Using race as a distraction is practiced by the White House as well as our own state and local governments. I see it every day in Sacramento, in a justice system that divides juveniles into dueling groups of race. Sometimes we can unintentionally walk in reverse because we continuously look behind us. The American people are exhausted from walking on this treadmill.

Against this backdrop, Obama’s March 18 speech on race, was brilliant, if slightly flawed. It appears that growing up biracial and hearing prejudicial comments made by his own white grandmother have instilled a belief in the power of unity that is not shared by either of his competitors. Unity is the key to unlocking the past and moving beyond the distraction of race.

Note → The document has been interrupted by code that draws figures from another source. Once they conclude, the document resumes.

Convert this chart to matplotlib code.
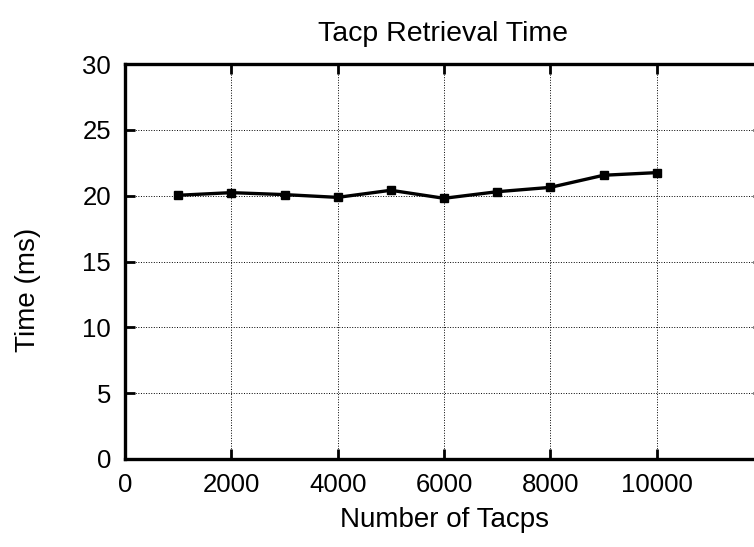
import numpy as np
import matplotlib.pyplot as plt

# measured retrieval times
tacps = [1000, 2000, 3000, 4000, 5000, 6000, 7000, 8000, 9000, 10000]
time_ms = [20.03, 20.23, 20.08, 19.87, 20.41, 19.8, 20.3, 20.63, 21.55, 21.75]
x_ticks = [0, 2000, 4000, 6000, 8000, 10000]
y_ticks = [0, 5, 10, 15, 20, 25, 30]


def main():
    plt.rcParams['font.family'] = ['Liberation Sans', 'DejaVu Sans']
    W, H = 754, 547
    fig = plt.figure(figsize=(W / 100, H / 100), dpi=100)
    # box runs to 12000, so its right side falls past the canvas edge
    left, right, top, bottom = 125, 763, 64, 459
    ax = fig.add_axes([left / W, 1 - bottom / H, (right - left) / W, (bottom - top) / H])

    ax.plot(tacps, time_ms, color='black', lw=2.4, marker='s', ms=6, clip_on=False)

    ax.set_xlim(0, 12000)
    ax.set_ylim(0, 30)
    ax.set_xticks(x_ticks)
    ax.set_yticks(y_ticks)
    ax.grid(True, color='black', linestyle=':', linewidth=0.7)
    ax.tick_params(direction='in', length=7, width=2, top=True, right=True,
                   labelsize=18.5, pad=10)
    for s in ax.spines.values():
        s.set_linewidth(2.4)

    ax.set_xlabel('Number of Tacps', fontsize=20, labelpad=7)
    fig.text(28 / W, 1 - 290 / H, 'Time (ms)', fontsize=20, rotation=90,
             ha='center', va='center')
    fig.text(443 / W, 1 - 41 / H, 'Tacp Retrieval Time', fontsize=20.5,
             ha='center', va='baseline')

    plt.savefig('out.png', dpi=100)


if __name__ == "__main__":
    main()
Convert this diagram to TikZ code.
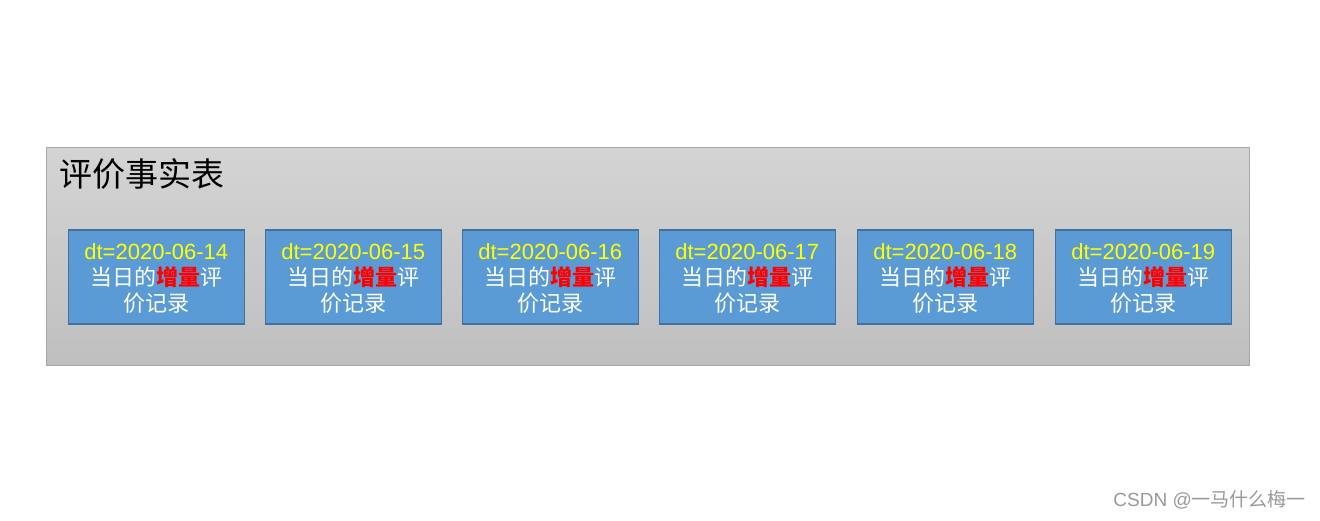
\documentclass[tikz,border=0pt]{standalone}
\usepackage{fontspec}
\setmainfont{Liberation Sans}
\newfontfamily\cjk{Noto Sans CJK SC}
\usetikzlibrary{positioning}
\definecolor{boxfill}{HTML}{5B9BD5}
\definecolor{boxline}{HTML}{41719C}
\definecolor{outtop}{HTML}{D4D4D4}
\definecolor{outbot}{HTML}{BFBFBF}
\definecolor{outline}{HTML}{A8A8A8}
\definecolor{dtyellow}{HTML}{FFFF00}
\definecolor{wmgray}{HTML}{999999}
\tikzset{
  part/.style={draw=boxline, line width=1.5pt, fill=boxfill, minimum width=176pt, minimum height=94pt, anchor=north west, inner sep=0pt},
  ptext/.style={align=center, text=white, font=\fontsize{22}{26}\selectfont},
}
\newcommand{\parttext}[1]{{\fontsize{22}{26}\selectfont\color{dtyellow}dt=2020-06-#1}\\{\cjk 当日的{\color{red}\bfseries 增量}评}\\{\cjk 价记录}}
\begin{document}
\begin{tikzpicture}[x=1pt,y=-1pt]
\useasboundingbox (0,0) rectangle (1320,521);
\node[draw=outline, line width=0.8pt, top color=outtop, bottom color=outbot, minimum width=1203pt, minimum height=218pt, anchor=north west, inner sep=0pt] (table) at (46,147) {};
\node[anchor=west, inner sep=0pt, font=\fontsize{33}{36}\selectfont\cjk] (title) at (59,174) {评价事实表};
\foreach \i/\x/\d in {1/67.5/14,2/264.5/15,3/461.5/16,4/658.5/17,5/856.5/18,6/1054.5/19}{
  \node[part] (p\i) at (\x,229.5) {};
  \node[ptext] (t\i) at ([yshift=-1pt]p\i.center) {\parttext{\d}};
}
\node[anchor=east, inner sep=0pt, text=wmgray, font=\fontsize{19}{21}\selectfont] (wm) at (1306,500) {CSDN @{\cjk 一马什么梅一}};
\end{tikzpicture}
\end{document}
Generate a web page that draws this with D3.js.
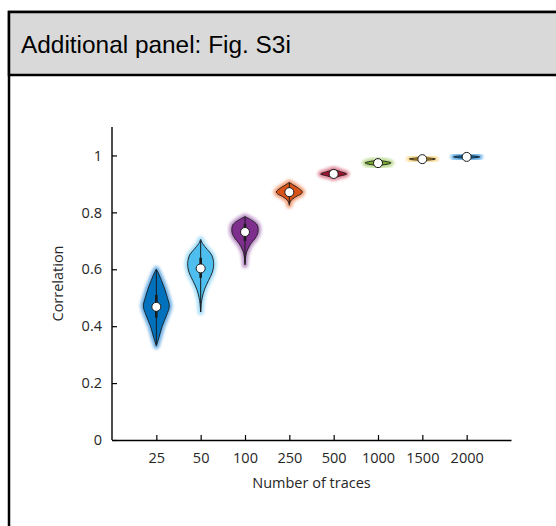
<!DOCTYPE html>
<html>
<head>
<meta charset="utf-8">
<script src="https://cdn.jsdelivr.net/npm/d3@7"></script>
<style>
  body { margin: 0; background: #fff; }
  svg { display: block; }
</style>
</head>
<body>
<div id="chart"></div>
<script>
// Data
const categories = ["25", "50", "100", "250", "500", "1000", "1500", "2000"];
const colors = ["#0072BD", "#4DBEEE", "#7E2F8E", "#D95319", "#A2142F", "#77AC30", "#EDB120", "#0072BD"];
const haloColors = ["#4b9ee0", "#8fd6f6", "#b07fbf", "#f08a5c", "#d86a80", "#a9d076", "#f5cf72", "#3d9ae0"];
const medians = [0.468, 0.603, 0.731, 0.871, 0.935, 0.973, 0.987, 0.995];
const q1s = [0.43, 0.57, 0.70, 0.860, 0.930, 0.970, 0.985, 0.993];
const q3s = [0.51, 0.64, 0.76, 0.882, 0.941, 0.978, 0.990, 0.997];
const lows = [0.335, 0.45, 0.62, 0.830, 0.924, 0.965, 0.983, 0.991];
const highs = [0.600, 0.70, 0.785, 0.905, 0.950, 0.982, 0.992, 0.999];
// violin outlines: [value, relative half width]
const densities = [
  [[0.33, 0], [0.36, 0.2], [0.40, 0.45], [0.44, 0.8], [0.47, 1.0], [0.50, 0.85], [0.53, 0.65], [0.56, 0.4], [0.59, 0.12], [0.60, 0]],
  [[0.45, 0], [0.48, 0.05], [0.50, 0.12], [0.53, 0.3], [0.56, 0.6], [0.59, 0.9], [0.62, 1.0], [0.65, 0.85], [0.67, 0.5], [0.69, 0.15], [0.705, 0]],
  [[0.615, 0], [0.64, 0.04], [0.66, 0.12], [0.69, 0.45], [0.71, 0.8], [0.73, 1.0], [0.755, 0.95], [0.77, 0.6], [0.785, 0]],
  [[0.825, 0], [0.84, 0.1], [0.855, 0.5], [0.865, 0.9], [0.872, 1.0], [0.885, 0.7], [0.895, 0.35], [0.905, 0]],
  [[0.921, 0], [0.928, 0.5], [0.935, 1.0], [0.942, 0.6], [0.951, 0]],
  [[0.965, 0], [0.970, 0.8], [0.974, 1.0], [0.979, 0.6], [0.983, 0]],
  [[0.983, 0], [0.986, 0.9], [0.988, 1.0], [0.990, 0.7], [0.993, 0]],
  [[0.990, 0], [0.993, 0.8], [0.995, 1.0], [0.997, 0.8], [1.000, 0]]
];
const yTicks = [0, 0.2, 0.4, 0.6, 0.8, 1];

const W = 556, H = 526;
const svg = d3.select("#chart").append("svg")
  .attr("width", W).attr("height", H);

// panel frame with grey header
svg.append("rect")
  .attr("x", 9).attr("y", 12).attr("width", 600).attr("height", 600)
  .attr("fill", "#fff").attr("stroke", "#000").attr("stroke-width", 2.5);
svg.append("rect")
  .attr("x", 9).attr("y", 12).attr("width", 600).attr("height", 63)
  .attr("fill", "#d9d9d9").attr("stroke", "#000").attr("stroke-width", 2.5);
svg.append("text")
  .attr("x", 21).attr("y", 53)
  .attr("font-family", "Liberation Sans, Arial, sans-serif")
  .attr("font-size", 24.4)
  .attr("fill", "#000")
  .text("Additional panel: Fig. S3i");

// scales
const x = d3.scaleLinear().domain([0, categories.length + 1]).range([112, 511]);
const y = d3.scaleLinear().domain([0, 1.1]).range([440, 127]);
const halfW = 13;

const defs = svg.append("defs");
defs.append("filter").attr("id", "blur")
  .attr("x", "-50%").attr("y", "-50%").attr("width", "200%").attr("height", "200%")
  .append("feGaussianBlur").attr("stdDeviation", 1.6);

const font = "Open Sans, Noto Sans, sans-serif";
const fs = 14.5;

// axes
const yAxis = svg.append("g")
  .attr("transform", `translate(${x(0)},0)`)
  .call(d3.axisLeft(y).tickValues(yTicks).tickSizeInner(-5).tickSizeOuter(0).tickPadding(10)
    .tickFormat(d3.format("~g")));
const xAxis = svg.append("g")
  .attr("transform", `translate(0,${y(0)})`)
  .call(d3.axisBottom(x).tickValues(d3.range(1, categories.length + 1))
    .tickSizeInner(-5).tickSizeOuter(0).tickPadding(13)
    .tickFormat(i => categories[i - 1]));
[xAxis, yAxis].forEach(g => {
  g.select(".domain").attr("stroke", "#000").attr("stroke-width", 1.4);
  g.selectAll(".tick line").attr("stroke", "#000").attr("stroke-width", 1.2);
  g.selectAll(".tick text").attr("font-family", font).attr("font-size", fs).attr("fill", "#262626");
});
// y axis extends above the last tick
yAxis.select(".domain").attr("d", `M0,${y(1.1)}V${y(0)}`);

svg.append("text")
  .attr("x", x(4.5)).attr("y", 488)
  .attr("text-anchor", "middle")
  .attr("font-family", font).attr("font-size", fs).attr("fill", "#262626")
  .text("Number of traces");
svg.append("text")
  .attr("transform", `translate(63,${y(0.55)}) rotate(-90)`)
  .attr("text-anchor", "middle")
  .attr("font-family", font).attr("font-size", fs).attr("fill", "#262626")
  .text("Correlation");

// violins
categories.forEach((c, i) => {
  const cx = x(i + 1);
  const area = d3.area()
    .curve(d3.curveCatmullRom)
    .y(d => y(d[0]))
    .x0(d => cx - d[1] * halfW)
    .x1(d => cx + d[1] * halfW);
  const g = svg.append("g");
  // scattered points halo
  g.append("path")
    .attr("d", area(densities[i]))
    .attr("fill", haloColors[i])
    .attr("stroke", haloColors[i])
    .attr("stroke-width", 6)
    .attr("stroke-linejoin", "round")
    .attr("opacity", 0.8)
    .attr("filter", "url(#blur)");
  g.append("path")
    .attr("d", area(densities[i]))
    .attr("fill", colors[i])
    .attr("stroke", "#1a1a1a")
    .attr("stroke-width", 0.9);
  g.append("line")
    .attr("x1", cx).attr("x2", cx)
    .attr("y1", y(lows[i])).attr("y2", y(highs[i]))
    .attr("stroke", "#1a1a1a").attr("stroke-width", 1);
  g.append("line")
    .attr("x1", cx).attr("x2", cx)
    .attr("y1", y(q1s[i])).attr("y2", y(q3s[i]))
    .attr("stroke", "#1a1a1a").attr("stroke-width", 2.6);
  g.append("circle")
    .attr("cx", cx).attr("cy", y(medians[i])).attr("r", 4.5)
    .attr("fill", "#fff").attr("stroke", "#1a1a1a").attr("stroke-width", 1);
});
</script>
</body>
</html>
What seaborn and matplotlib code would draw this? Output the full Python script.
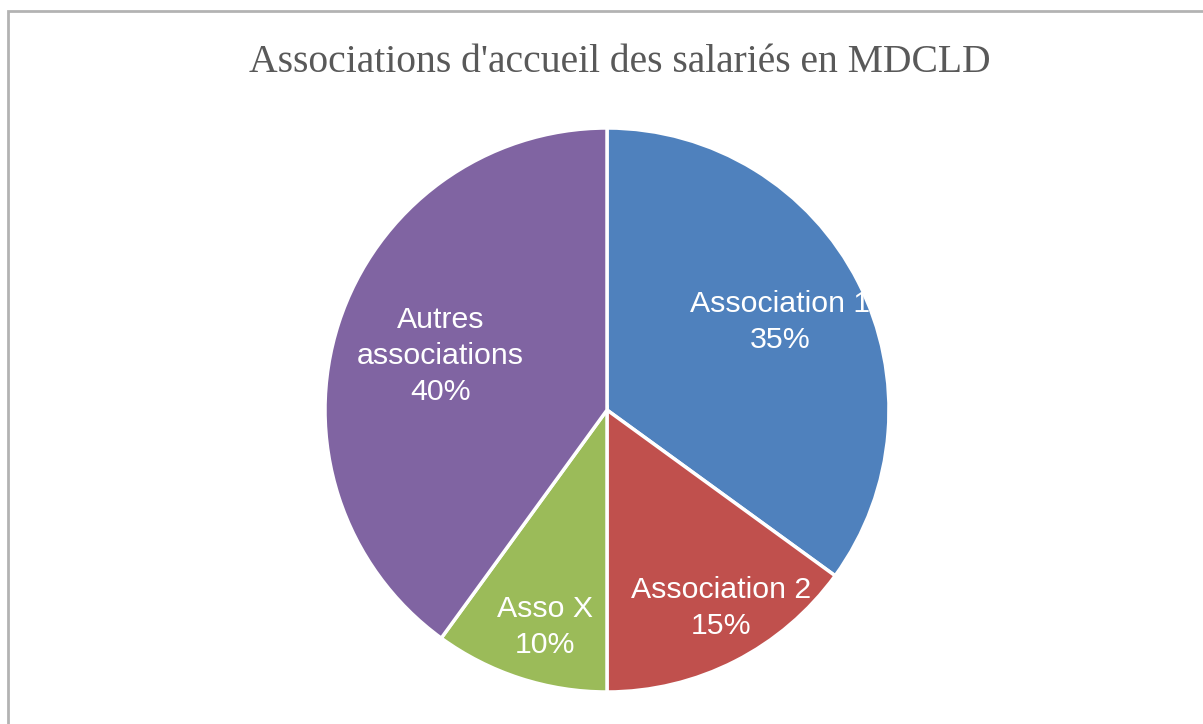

The main fault I find with Obama’s speech are his overly broad generalizations of the white and black communities, which leave the door open for continued division and distraction. I live in a time where many blacks and whites have failed to acknowledge and truly see the oppression and neglect within America’s underprivileged community. I also live in a time where blacks and whites alike have sought to address issues such as poverty, neglect and oppression. To take power out of the hands of government and return it to the American people, we must work together to dismantle the distractions. Otherwise, we will remain in a psychologically frozen state.

What concerns me about politicians today is that too many of them continue to address current issues using yesterday’s tools. Impressively, Obama uses the past to thaw our present psychologically frozen state and redirect our energies toward the future. We should fight today’s battle with today’s tools. The tool needed is unity.

When you are underprivileged, living in a country fixated on class division, you become overlooked, suffocated, invisible and often voiceless. You hope in vain that the nation will focus on solutions within your community. If the American people can come together, undivided by race and class, we can finally begin focusing on those solutions. Obama’s speech gives hope to the once hopeless.